Our precise measurements show that the logarithm of the mercury release rate φ, ln(φ) showed an elliptic relationship to the inverse of the near-surface temperature T_c (T_c^-1). This relationship is the same for all our other measurements, although it was not observed in previous studies. We found φ varied with Tc with a time delay. Therefore, with reference to T_c measured Δt (seconds) before the measurement of mercury emission φ, ln(φ) has a linear relationship with T_c^-1. The linear relationship between lnφ and T_c^-1 is generally referred to as the Arrhenius equation, which is consistent with previous studies. A possible mechanism for this time delay is that subsurface temperature changes, which lag behind the surface temperature change, control the mercury emissions. To estimate the depth that dominate mercury emission, we measure the soil thermal diffusivity based on subsurface temperatures at multiple depths. Our results show that φ varies with temperature 20 mm below the ground surface. The activation energy E_a calculated based on the slope of the Alenius plot is estimated to be 60±20 kJ/mol, which is consistent with the mercury evaporation enthalpy of 59.1 kJ/mol.
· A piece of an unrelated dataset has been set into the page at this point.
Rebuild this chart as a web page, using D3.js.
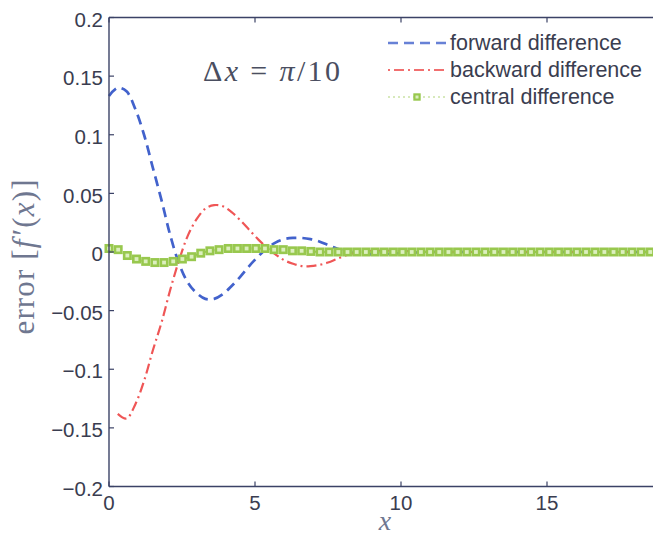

The activation energy E_a estimated in this study suggests that mercury emission from the surface is dominated by mercury evaporation at a depth of about 20 mm below the surface. At a depth of 20 mm, the mercury emission caused by photoreduction induced by solar radiation does not occur, but the daily temperature change is significant. By simultaneously measuring the subsurface temperature at a depth of 20 mm, the amount of mercury emission at a given temperature at each measurement site can be calculated. Conducting mercury and subsurface temperature at many sites on volcanoes, it is possible to show the details of the temporal and spatial variation of the mercury emission rate in volcanoes. This study contributes to the estimation of shallow permeable structures in volcanoes and to the monitoring of subsurface temperature.